11/03/14 Positioning Players To Succeed


Move over, Jeff Petry. If the Justin Schultz hate from the fans seems like it's getting louder all the time, just wait until Petry is out the door.



It's a tale as old as time. The fans are as divided as can be about Jeff Petry, just as they were about Tom Gilbert, and any number of good quality NHL players before that. The Oilers and their fans can't have nice things. And unless, for some reason, something changes, the cycle will keep repeating with Martin Marincin and beyond.

Why?

A young defenseman starts out by surprising you with how good he is. Then, because the Oilers are terrible, those players are asked to do way too much. It was true with Tom Gilbert, it's been true with Jeff Petry for some time, and it's increasingly true with Justin Schultz.

Schultz is not a bad player, he's just not a 22-minute-per-night defenseman.

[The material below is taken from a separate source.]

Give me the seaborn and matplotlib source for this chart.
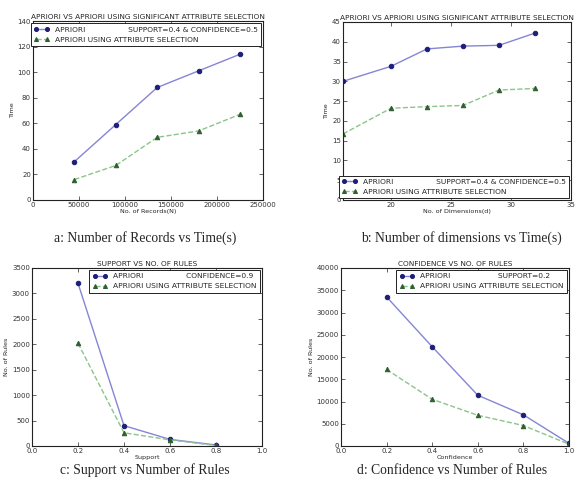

Give him the soft parade on the third pairing with plenty of powerplay time, and he'd be fine. Very smart people in the Oilogosphere have known this for a long time. Oh well. He'll keep playing over his head because Oilers, and the fans will grow to hate him.

Just like Jeff Petry! Number two shouldered a heavy load all of last season, and he's doing it again this year, which might have something to do with why fans often 'see him bad'. When you're facing the best that the NHL has to offer with little help, it's easy to look bad sometimes. Of course, Petry's burden might have been eased with the Oilers signing actual-top-pairing-defenseman Mark Fayne. Fayne faced the toughest zone starts and competition of Devils defenseman last season, and came out smelling like a rose. So naturally, the Oilers play him the least of all their defenders, including almost four minutes less than Schultz at even strength.


It'd be funny if it wasn't so nauseating.

People go on and on about the Detroit model and how you bring your prospects along slowly and insulate them with veterans so that when they get to the NHL they're ready and how that can make for decades of success. But the Oilers know better. Rush players to the NHL, then throw them head first into the deep end, then ship them out of town. The results of each method speak for themselves, and yet somehow, bafflingly, Oilers brass carries on.